A couple of hours later my host in Auroville and I got talking and I told her about the rude Aurovillians. She told me many Indian newspapers had articles on the subject. When she did introductions to Auroville, she used to tell guests about this feature-cum-bug of Aurovillians.
I gasped. Why would people claiming to be spiritual, living in green forests, away from the city, learning different skills, doing organic farming, and taking life at a slow pace be so bitter? Maybe they don’t like outsiders. But they can’t shut their gates to guests because tourism brings money to Auroville, which the community needs to function.
My host said people came here for their spiritual journeys. “Not being nice to someone doesn’t say much about their spirituality,” I said. She nodded, “And how many know that?”
And that’s when I quoted Mother, the lady who considered Sri Aurobindo her mentor and was the one to gather his followers into the community of Auroville.
“Didn’t mother say all men from all countries will live like brothers here in Auroville?” I quoted. “Didn’t she imagine Auroville to be a place on earth that no nation could claim as its sole property, for all humanity with no distinction?”
And my host didn’t have much to say except that there was a lot of difference in practice and beliefs. I agree.

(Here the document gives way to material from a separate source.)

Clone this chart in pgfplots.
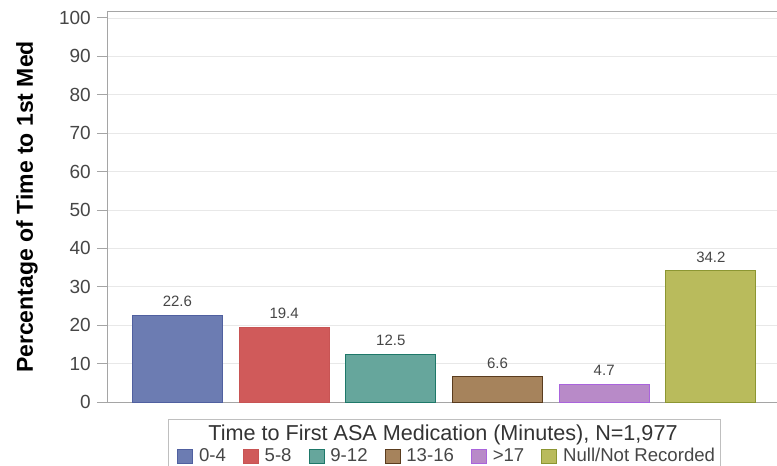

Those passers-by who had judged me for driving a car on their narrow roads didn’t know me or my circumstances. This blasphemy of humanity reminded me of the neuroscientist Lisa Feldman Barrett. She says, “What’s the best thing for your nerves? A human being. What’s the worst thing for your nerves? A human being.”
And because human beings are so unpredictable, I don’t want to feel sorry for myself or feel I’ve been wronged whenever someone is impolite to me. I either reply or ignore and move on.
Coming to Conclusion
On Sunday morning my partner and I sat in the garden and discussed the good and aware life we have built for ourselves.
We don’t hurt anyone consciously, we live with nature but that doesn’t mean we don’t care about humans, we’re never rude to anyone, and we ask for forgiveness and forgive people quickly. I’m deeply aware that who I’m and many of the riches I’m endowed with are a gift of the nature and culture in which I’m born and brought up. But I also take conscious efforts to think for myself and differentiate the right from wrong.
If one practice living an aware, conscious, and respectful life, they will live with other beings in harmony. Whether it is a frog, a snail, a fish in the pond, another human, a bamboo plant, or this red earth. And those who don’t know will never know unless they first accept their ignorance and learn from thereon. I wish them well.
Yung Pueblo correctly says, our courage to turn inward in the hope of uncovering and releasing all that stands in our way of becoming beings of unconditional love is what will bring harmony and peace to our world. unity with those around us is most possible when we become internally whole and loving. wisdom more easily flows through us when our minds and hearts are no longer reacting to the suffering of everyday life. this does not mean that we will become cold or distant; it means that we will learn to respond calmly to the inevitable changes of life without causing ourselves misery. we will learn to respond to life as opposed to blindly reacting to it.
Wish me good luck for the upcoming year.
What are your resolves for the year 2022? Do you also want to be more confident, mindful, or non-reactive to external? Tell me in the comments.
I hope you have a great 2022 full of peace, love, growth, and harmony.